目もとを印象的に見せられるとして若い女性に人気の「まつげエクステンション」の健康トラブルがやまない。施術には美容師の資格が必要だが、無資格者が手がけるケースが横行するほか、美容師自身の技術不足も指摘される。厚労省は眼科医などへの実態調査に着手。美容業界と安全な施術に向けた教育システムの構築にも乗り出した。
■7割が無資格?
「まぶたがはれて痛い」「角膜を傷つけられて視力が低下した」…。平成21年度以降、国民生活センターには、まつげエクステに関する相談や苦情が毎年度90件前後寄せられる。今年度は10月末で70件を超えた。
まつげエクステは、まつげ一本一本に接着剤で人工毛を取り付け、まつげを濃く長く見せる技術。のりなどではり付ける「つけまつげ」とは異なる。若い女性に人気だが「接着剤が目に刺激を与え、皮膚につくとやけどの恐れもある」と同センターはリスクを指摘する。
施術には美容師資格が必要だが、ある業界関係者は「技術は韓国から伝わったといわれ、広がり始めたのは10年ほど前から。

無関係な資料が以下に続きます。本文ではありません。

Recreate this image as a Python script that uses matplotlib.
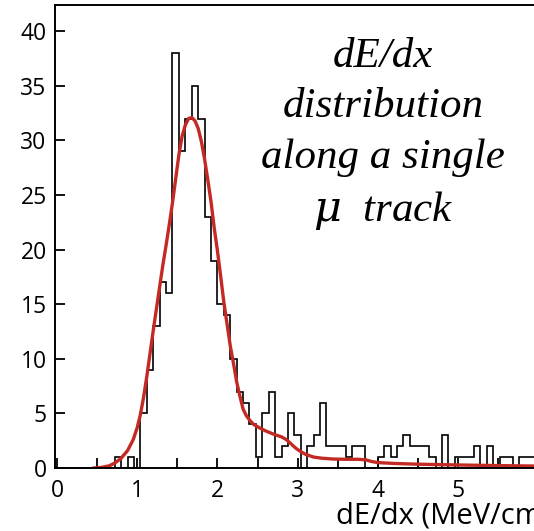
import numpy as np
import matplotlib
matplotlib.use("Agg")
import matplotlib.pyplot as plt
from matplotlib.ticker import MultipleLocator

# ---- histogram: counts per 0.08 MeV/cm bin, starting at 0 ----
bin_width = 0.08
counts = [0, 0, 0, 0, 0, 0, 0, 0, 0, 1,
          0, 1, 0, 5, 9, 13, 17, 16, 38, 29,
          32, 35, 32, 23, 19, 15, 14, 10, 7, 6,
          4, 1, 5, 7, 1, 2, 5, 3, 0, 2,
          3, 6, 2, 2, 2, 1, 2, 2, 0, 0,
          1, 2, 1, 2, 3, 2, 2, 2, 1, 0,
          3, 0, 1, 1, 1, 2, 0, 2, 0, 1,
          1, 0, 1, 1, 1, 1]

# ---- fitted curve (dE/dx, entries) ----
fit_x = [0.45, 0.55, 0.65, 0.72, 0.80, 0.88, 0.95, 1.00, 1.04, 1.08,
         1.12, 1.16, 1.20, 1.24, 1.28, 1.32, 1.36, 1.40, 1.44, 1.48,
         1.52, 1.56, 1.60, 1.64, 1.68, 1.72, 1.76, 1.80, 1.84, 1.88,
         1.92, 1.96, 2.00, 2.04, 2.08, 2.12, 2.16, 2.20, 2.24, 2.28,
         2.32, 2.36, 2.40, 2.45, 2.52, 2.60, 2.70, 2.80, 2.86, 2.92,
         2.98, 3.04, 3.10, 3.20, 3.30, 3.45, 3.60, 3.75, 3.85, 3.92,
         4.00, 4.20, 4.50, 5.00, 5.50, 6.10]
fit_y = [0.0, 0.05, 0.2, 0.45, 0.9, 1.6, 2.6, 3.7, 4.9, 6.5,
         8.4, 10.5, 12.6, 14.6, 16.6, 18.6, 20.4, 22.3, 24.3, 26.5,
         28.7, 30.4, 31.4, 32.0, 32.1, 31.8, 31.1, 29.9, 28.3, 26.4,
         24.4, 22.0, 19.9, 17.6, 15.2, 13.2, 11.2, 9.6, 7.9, 6.6,
         5.4, 4.8, 4.4, 4.0, 3.7, 3.4, 3.1, 2.85, 2.6, 2.2,
         1.8, 1.5, 1.25, 1.0, 0.9, 0.82, 0.8, 0.8, 0.75, 0.6,
         0.5, 0.42, 0.35, 0.28, 0.22, 0.17]

x_ticks = [0, 1, 2, 3, 4, 5]
y_ticks = [0, 5, 10, 15, 20, 25, 30, 35, 40]
note = "dE/dx\ndistribution\nalong a single\n$\\mu$  track"

edges = np.arange(len(counts) + 1) * bin_width

fig = plt.figure(figsize=(5.34, 5.31), dpi=100)
ax = fig.add_axes([0.103, 0.1186, 0.98, 0.872])

ax.stairs(counts, edges, color="black", linewidth=1.2)
ax.plot(fit_x, fit_y, color="#c42a24", linewidth=2.4, solid_capstyle="round")

ax.set_xlim(-0.025, 6.5)
ax.set_ylim(0, 42.4)
ax.set_xticks(x_ticks)
ax.set_yticks(y_ticks)
ax.xaxis.set_minor_locator(MultipleLocator(0.5))

for s in ax.spines.values():
    s.set_linewidth(1.4)

ax.tick_params(axis="both", which="both", direction="in", length=7,
               width=1.3, top=False, right=False, labelsize=16.5)
ax.tick_params(axis="x", pad=8)
ax.tick_params(axis="y", pad=6)
for lbl in ax.get_xticklabels() + ax.get_yticklabels():
    lbl.set_fontfamily("Open Sans")

# axis title runs off the right edge of the figure
fig.text(336 / 534, 1 - 516 / 531, "dE/dx (MeV/cm)", fontsize=21,
         family="Open Sans", ha="left", va="center")

ax.text((383 - 55) / 523, 1 - 130 / 463, note, transform=ax.transAxes,
        ha="center", va="center", fontsize=31, family="Liberation Serif",
        style="italic", linespacing=1.4,
        math_fontfamily="dejavuserif")

fig.savefig("out.png", dpi=100)
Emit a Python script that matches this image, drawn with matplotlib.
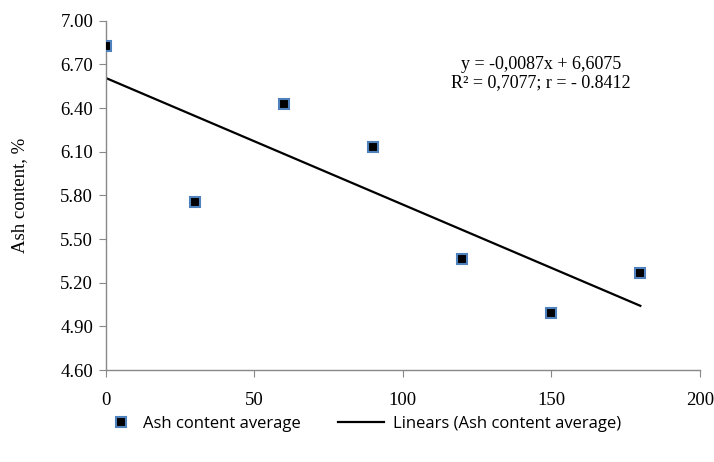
import numpy as np
import matplotlib
matplotlib.use("Agg")
import matplotlib.pyplot as plt

# Ash content vs time
days = [0, 30, 60, 90, 120, 150, 180]
ash_avg = [6.83, 5.755, 6.43, 6.13, 5.36, 4.99, 5.27]
y_ticks = [4.60, 4.90, 5.20, 5.50, 5.80, 6.10, 6.40, 6.70, 7.00]
x_ticks = [0, 50, 100, 150, 200]

slope, intercept = -0.0087, 6.6075

fig = plt.figure(figsize=(7.14, 4.62), dpi=100)
ax = fig.add_axes([0.148, 0.199, 0.832, 0.756])

serif = "Liberation Serif"
sans = "Open Sans"

pts, = ax.plot(days, ash_avg, linestyle="none", marker="s", markersize=7.5,
               markerfacecolor="black", markeredgecolor="#4F81BD", markeredgewidth=1.5,
               label="Ash content average", zorder=3)

fit_x = np.array([days[0], days[-1]])
trend, = ax.plot(fit_x, slope * fit_x + intercept, color="black", linewidth=1.6,
                 label="Linears (Ash content average)")

ax.set_xlim(0, 200)
ax.set_ylim(4.60, 7.00)
ax.set_xticks(x_ticks)
ax.set_yticks(y_ticks)
ax.set_yticklabels([f"{v:.2f}" for v in y_ticks], fontfamily=serif, fontsize=13.5)
ax.set_xticklabels([str(v) for v in x_ticks], fontfamily=serif, fontsize=13.5)
ax.tick_params(axis="both", direction="out", length=5, color="#888888", pad=4)
ax.tick_params(axis="x", pad=11)

for side in ("top", "right"):
    ax.spines[side].set_visible(False)
for side in ("left", "bottom"):
    ax.spines[side].set_color("#888888")
    ax.spines[side].set_linewidth(1.0)

ax.set_ylabel("Ash content, %", fontfamily=serif, fontsize=13.5, labelpad=23)

ax.text(0.733, 0.849, "y = -0,0087x + 6,6075\nR² = 0,7077; r = - 0.8412",
        transform=ax.transAxes, ha="center", va="center", fontfamily=serif,
        fontsize=13, linespacing=1.1)

# two legend pieces so the marker and the line can have different handle widths
leg1 = fig.legend(handles=[pts], loc="center left", bbox_to_anchor=(0.158, 0.082),
                  frameon=False, prop={"family": sans, "size": 12},
                  handlelength=1.0, handletextpad=0.8, borderpad=0, borderaxespad=0)
leg2 = fig.legend(handles=[trend], loc="center left", bbox_to_anchor=(0.473, 0.082),
                  frameon=False, prop={"family": sans, "size": 12},
                  handlelength=2.8, handletextpad=0.5, borderpad=0, borderaxespad=0)

fig.savefig("out.png", dpi=100)
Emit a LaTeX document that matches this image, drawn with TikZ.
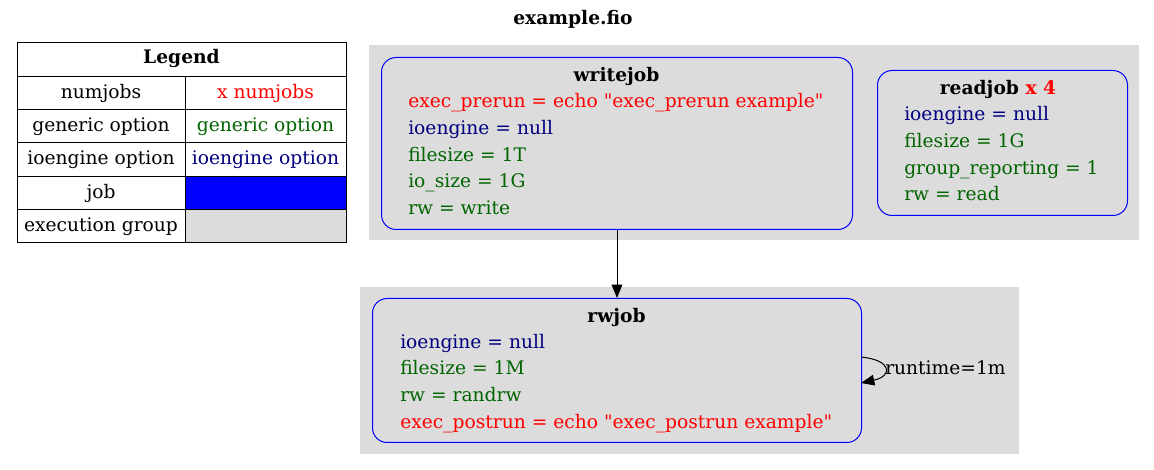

当時は美容師資格が必要と知らない者も多かった」と話す。
厚労省は20年、業務が適正に行われるよう自治体などに通知。しかし「施術店は東京を中心に1万店以上で、6~7割は無資格者の店ともいわれている」と話す美容業界幹部もいる。
さらに、業界の教育システムが追いついていないという課題も横たわる。
全日本美容業生活衛生同業組合連合会によると、多くの美容専門学校が使う教科書にまつげエクステの記述が登場したのは今年度からで、内容も基礎的説明にとどまる。美容師の国家試験でまつげエクステの出題例もないという。多くの生徒は経験者らが行う講習会などで技術を習得。施術時の安全基準や指導水準は統一されていない。
■必修授業を導入
こうした現状を受け、厚労省の検討会は8月、施術者に対する教育プログラムづくりが必要との見解で一致。近く業界団体と、具体的な制度確立に向けた話し合いをスタートさせる。
環境整備が急がれる中、独自に動き出した学校もある。窪田理容美容専門学校(東京)は昨年から、まつげエクステの専門カリキュラムを美容科の必修とした。同校教務部の大沢克喜部長(45)は「技術者をどう育成していくかが課題。業界を挙げ、早急な環境整備が必要」と話す。
■まつげエクステンション まつげ一本一本に化学繊維などでできた人工毛を接着剤で付けていく技術。人工毛は片目だけで60本近く使われることもある。風呂やプールに入っても取れず、通常3~5週間保つことができる。施術は1回1時間ほどで料金は5千~1万円が主流。